The Virginian-Pilot
                             THE VIRGINIAN-PILOT 
              Copyright (c) 1994, Landmark Communications, Inc.

DATE: Monday, September 26, 1994             TAG: 9409230006
SECTION: FRONT                    PAGE: A6   EDITION: FINAL 
TYPE: Editorial 
SOURCE: By DOW CHAMBERLAIN 
                                             LENGTH: Medium:   92 lines

HOW VIRGINIA CAN REDUCE VIOLENT CRIME AND AVOID SKYROCKETING PRISON COSTS

During the past gubernatorial contest, crime and education were identified as the top two concerns of voters. Little has been said about education since the election, but the crime issue has moved front and center.

Why crime has emerged as the No. 1 issue now is difficult to understand. Despite a few urban hot pockets of crime, Virginia remains a relatively low-crime state. We all want protection from violent criminals, but the fact is that Virginia already spends 91 percent more per capita for people under criminal-justice control than the national average. The state's prison population has nearly doubled in the past 10 years.

The governor's proposal would divert a staggering additional amount of money into the prison system, money that Virginia will have to pay when the present administration is no longer in office. In addition to practically bankrupting the state, this strategy would actually make us less safe from violent crime.

The new plan further blurs the critical distinction between violent offenses (such as murder, rape, robbery, child molestation) for which sentences should indeed be stiffer to protect the public safety; and non-violent offenses (such as crimes against property and drug use) for which alternative sentencing would be both much more cost effective and more effective in reducing recidivism.

If little distinction is made between the methods used to control violent and non-violent offenders, the result is a corrections system which is (a) prohibitively expensive, (b) overcrowded and unsafe, and (c) pressured to release prisoners early, some of whom are the violent offenders everyone agrees should serve longer sentences. Half of the 23,000 prisoners in Virginia are in the non-violent category.

The governor now proposes to redefine violent offenses in a way rejected by America's founders and criminal-justice experts for the past 300 years. He recommends that burglary from a building or possession of 10 grams of cocaine - both property crimes rather than crimes against people - should now be classified as violent crimes. If this radical proposal is adopted, the cost of prisons will skyrocket on the one hand and the public will be endangered on the other. Burglars would have an incentive to carry weapons and to use those weapons.

Official estimates are that the governor's recommendations (known as Proposal X) to abolish parole and lengthen sentences will cost $850 million over the next 10 years for new prison construction. Operating costs will have to be increased by $350 million to $400 million per year to support 52,064 prison beds, an increase of 30,000. Independent budget analysts suggest that the actual cost will be closer to $2 billion for construction.
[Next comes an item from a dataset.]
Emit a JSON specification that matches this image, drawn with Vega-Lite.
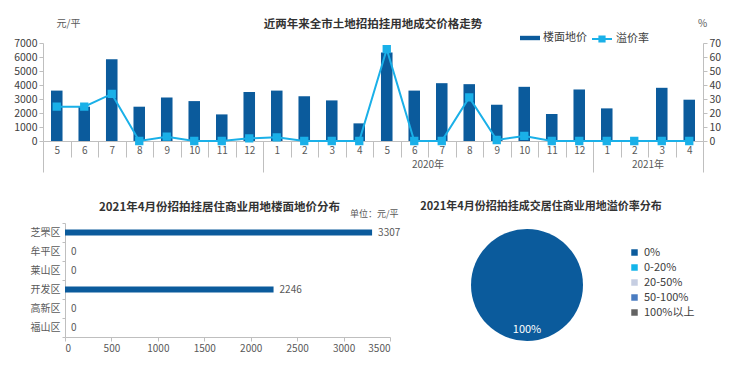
{
  "$schema": "https://vega.github.io/schema/vega-lite/v6.json",
  "background": "white",
  "padding": {"left": 0, "top": 18, "right": 0, "bottom": 0},
  "config": {
    "font": "Noto Sans CJK SC",
    "view": {"stroke": null},
    "axis": {"labelFont": "Noto Sans CJK SC", "labelColor": "#595959", "labelFontSize": 10, "domainColor": "#BFBFBF", "tickColor": "#BFBFBF", "grid": false, "titleFont": "Noto Sans CJK SC", "titleFontWeight": "normal", "titleColor": "#595959", "titleFontSize": 10},
    "legend": {"labelFont": "Noto Sans CJK SC", "labelFontSize": 11, "labelColor": "#404040"},
    "title": {"font": "Noto Sans CJK SC", "fontSize": 11.5, "fontWeight": "bold", "color": "#333333"}
  },
  "datasets": {
    "trend": [
      {"ym": "2019-05", "price": 3600, "rate": 24.5},
      {"ym": "2019-06", "price": 2450, "rate": 24.5},
      {"ym": "2019-07", "price": 5840, "rate": 33.6},
      {"ym": "2019-08", "price": 2450, "rate": 0},
      {"ym": "2019-09", "price": 3100, "rate": 3.1},
      {"ym": "2019-10", "price": 2850, "rate": 0},
      {"ym": "2019-11", "price": 1900, "rate": 0},
      {"ym": "2019-12", "price": 3500, "rate": 1.9},
      {"ym": "2020-01", "price": 3600, "rate": 2.6},
      {"ym": "2020-02", "price": 3200, "rate": 0},
      {"ym": "2020-03", "price": 2900, "rate": 0},
      {"ym": "2020-04", "price": 1260, "rate": 0},
      {"ym": "2020-05", "price": 6320, "rate": 65.6},
      {"ym": "2020-06", "price": 3600, "rate": 0},
      {"ym": "2020-07", "price": 4130, "rate": 0},
      {"ym": "2020-08", "price": 4060, "rate": 31.1},
      {"ym": "2020-09", "price": 2590, "rate": 0.7},
      {"ym": "2020-10", "price": 3870, "rate": 3.6},
      {"ym": "2020-11", "price": 1920, "rate": 0},
      {"ym": "2020-12", "price": 3680, "rate": 0},
      {"ym": "2021-01", "price": 2330, "rate": 0},
      {"ym": "2021-02", "price": 0, "rate": 0},
      {"ym": "2021-03", "price": 3800, "rate": 0},
      {"ym": "2021-04", "price": 2950, "rate": 0}
    ],
    "years": [{"year": "2020年", "mid": "2020-07"}, {"year": "2021年", "mid": "2021-03"}],
    "district": [
      {"district": "芝罘区", "price": 3307},
      {"district": "牟平区", "price": 0},
      {"district": "莱山区", "price": 0},
      {"district": "开发区", "price": 2246},
      {"district": "高新区", "price": 0},
      {"district": "福山区", "price": 0}
    ],
    "premium": [
      {"range": "0%", "share": 1},
      {"range": "0-20%", "share": 0},
      {"range": "20-50%", "share": 0},
      {"range": "50-100%", "share": 0},
      {"range": "100%以上", "share": 0}
    ]
  },
  "vconcat": [
    {
      "width": 660,
      "height": 98,
      "title": {"text": "近两年来全市土地招拍挂用地成交价格走势", "anchor": "middle", "offset": -12},
      "layer": [
        {
          "data": {"name": "trend"},
          "mark": {"type": "bar", "width": {"band": 0.42}},
          "encoding": {
            "x": {"field": "ym", "type": "ordinal", "sort": "ascending",
              "scale": {"paddingInner": 0, "paddingOuter": 0},
              "axis": {"title": null, "labelExpr": "toNumber(split(datum.value, '-')[1])", "labelAngle": 0, "tickBand": "extent",
                "tickSize": {"condition": {"test": "datum.extra || datum.value == '2019-12' || datum.value == '2020-12' || datum.value == '2021-04'", "value": 31}, "value": 16},
                "labelPadding": {"condition": {"test": "datum.extra || datum.value == '2019-12' || datum.value == '2020-12' || datum.value == '2021-04'", "value": -27}, "value": -12}}},
            "y": {"field": "price", "type": "quantitative", "scale": {"domain": [0, 7000]},
              "axis": {"values": [0, 1000, 2000, 3000, 4000, 5000, 6000, 7000], "format": "d", "title": "元/平", "titleAngle": 0, "titleAlign": "center", "titleBaseline": "middle", "titleX": 25, "titleY": -20, "labelFontSize": 10.5, "labelColor": "#404040", "tickSize": 4, "minExtent": 43}},
            "fill": {"datum": "楼面地价", "scale": {"range": ["#0B5B9C"]},
              "legend": {"title": null, "orient": "none", "legendX": 477, "legendY": -15, "symbolType": "M-1,-0.22H1V0.22H-1Z", "symbolSize": 400, "symbolStrokeWidth": 0, "labelOffset": 3}}
          }
        },
        {
          "data": {"name": "trend"},
          "mark": {"type": "line", "strokeWidth": 2, "color": "#1AB0E8", "point": {"shape": "square", "size": 40, "filled": true, "color": "#1AB0E8"}},
          "encoding": {
            "x": {"field": "ym", "type": "ordinal", "sort": "ascending"},
            "y": {"field": "rate", "type": "quantitative", "scale": {"domain": [0, 70]},
              "axis": {"orient": "right", "values": [0, 10, 20, 30, 40, 50, 60, 70], "title": "%", "titleAngle": 0, "titleAlign": "center", "titleBaseline": "middle", "titleX": -1, "titleY": -20, "labelFontSize": 10.5, "labelColor": "#404040", "tickSize": 4}},
            "stroke": {"datum": "溢价率", "scale": {"range": ["#1AB0E8"]},
              "legend": {"title": null, "orient": "none", "legendX": 548, "legendY": -15, "symbolType": "M-1,0H1M-0.26,-0.26H0.26V0.26H-0.26Z", "symbolSize": 400, "symbolStrokeWidth": 2, "labelOffset": 3,
                "encode": {"symbols": {"update": {"fill": {"value": "#1AB0E8"}}}}}}
          }
        },
        {
          "data": {"name": "years"},
          "mark": {"type": "text", "fontSize": 10, "color": "#595959", "y": "height", "dy": 24},
          "encoding": {
            "x": {"field": "mid", "type": "ordinal", "sort": "ascending", "bandPosition": 0},
            "text": {"field": "year"}
          }
        }
      ],
      "resolve": {"scale": {"y": "independent"}}
    },
    {
      "hconcat": [
        {
          "width": 347,
          "height": 114,
          "title": {"text": "2021年4月份招拍挂居住商业用地楼面地价分布", "anchor": "middle", "offset": -4, "dx": 3},
          "data": {"name": "district"},
          "layer": [
            {
              "mark": {"type": "bar", "height": 6, "color": "#0B5B9C"},
              "encoding": {
                "y": {"field": "district", "type": "nominal", "sort": null,
                  "scale": {"paddingInner": 0, "paddingOuter": 0},
                  "axis": {"title": "单位：元/平", "offset": -22, "titleAngle": 0, "titleAlign": "right", "titleBaseline": "middle", "titleX": 333, "titleY": -10, "titleFontSize": 9, "tickBand": "extent", "tickSize": 3}},
                "x": {"field": "price", "type": "quantitative", "scale": {"domain": [0, 3500], "range": [22, 347]},
                  "axis": {"title": null, "values": [0, 500, 1000, 1500, 2000, 2500, 3000, 3500], "format": "d", "tickSize": 4}}
              }
            },
            {
              "mark": {"type": "text", "align": "left", "baseline": "middle", "dx": 6, "fontSize": 10, "color": "#595959"},
              "encoding": {
                "y": {"field": "district", "type": "nominal", "sort": null},
                "x": {"field": "price", "type": "quantitative"},
                "text": {"field": "price", "type": "quantitative", "format": "d"}
              }
            }
          ]
        },
        {
          "width": 112,
          "height": 124,
          "title": {"text": "2021年4月份招拍挂成交居住商业用地溢价率分布", "anchor": "middle", "offset": 11, "dx": 14, "fontSize": 11},
          "data": {"name": "premium"},
          "layer": [
            {
              "mark": {"type": "arc", "outerRadius": 56},
              "encoding": {
                "theta": {"field": "share", "type": "quantitative", "stack": true},
                "color": {"field": "range", "type": "nominal", "sort": null,
                  "scale": {"domain": ["0%", "0-20%", "20-50%", "50-100%", "100%以上"], "range": ["#0B5B9C", "#13B5EA", "#C6CEE2", "#4A7CC1", "#636363"]},
                  "legend": {"title": null, "orient": "none", "legendX": 158, "legendY": 24, "symbolType": "square", "symbolSize": 42, "rowPadding": 3, "labelOffset": 4}}
              }
            },
            {
              "transform": [{"filter": "datum.share > 0"}],
              "mark": {"type": "text", "radius": 45, "color": "white", "fontSize": 11},
              "encoding": {
                "theta": {"field": "share", "type": "quantitative", "stack": true},
                "text": {"field": "share", "type": "quantitative", "format": ".0%"}
              }
            }
          ]
        }
      ],
      "resolve": {"legend": {"color": "independent"}, "scale": {"color": "independent"}},
      "spacing": 19
    }
  ],
  "resolve": {"scale": {"color": "independent", "fill": "independent", "stroke": "independent"}, "legend": {"color": "independent", "fill": "independent", "stroke": "independent"}},
  "spacing": 28
}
That money must come from somewhere, since the governor is opposed to any tax increase. Is the money going to come from education? From colleges and universities? From local enforcement? From programs which have a track record of preventing crime? If we are going to spend all this money on corrections, we had better be certain it is effective because there won't be any money to do anything else.

What happens if we spend all this money and Virginia's experience is similar to the result in California, which has tripled prison capacity with no significant crime reduction? Or Florida? Prison overcrowding forces early release merely to reduce prison population, thereby reducing public safety.

There is an alternative to the governor's proposal that would both save money and reduce crime. We should expand, for non-violent offenders, the Community Diversions Incentive Program that has been operating since 1980.

Community-based treatment accepts the premise that crime is a community problem that cannot be ameliorated by removing the offender from the community and treating his problems in an artificial environment. Communities must accept the responsibility to treat their own non-violent offenders rather than expect others to take their problems off their hands. The non-violent offender must remain in the community where he learned to do wrong and in that same community learn to do what is right. It is pointless to succeed in prison only to return to the community to fail again.

Community-based treatment for the non-violent offender offers the advantage of maintaining employment, paying restitution for property damage or loss, offsetting the cost of treatment and eliminating public welfare for dependents. Holding a job and paying taxes makes a lot more sense than being ware-housed at public expense for $16,000 to $20,000 a year.

The choice is clear: Virginia can create more community-based programs so non-violent offenders can pay the penalty for their crimes by working a real job to support themselves and make restitution to their victims; or, we can abolish parole, lengthen sentences and radically redefine violent crime. A win-win opportunity presents itself to us. We can use community programs for non-violent offenders and put violent criminals in prison. The result is improved public safety and control over the soaring corrections budget. MEMO: Dow Chamberlain is executive director of the Virginia Interfaith Center

for Public Policy, a non-profit group based in Richmond.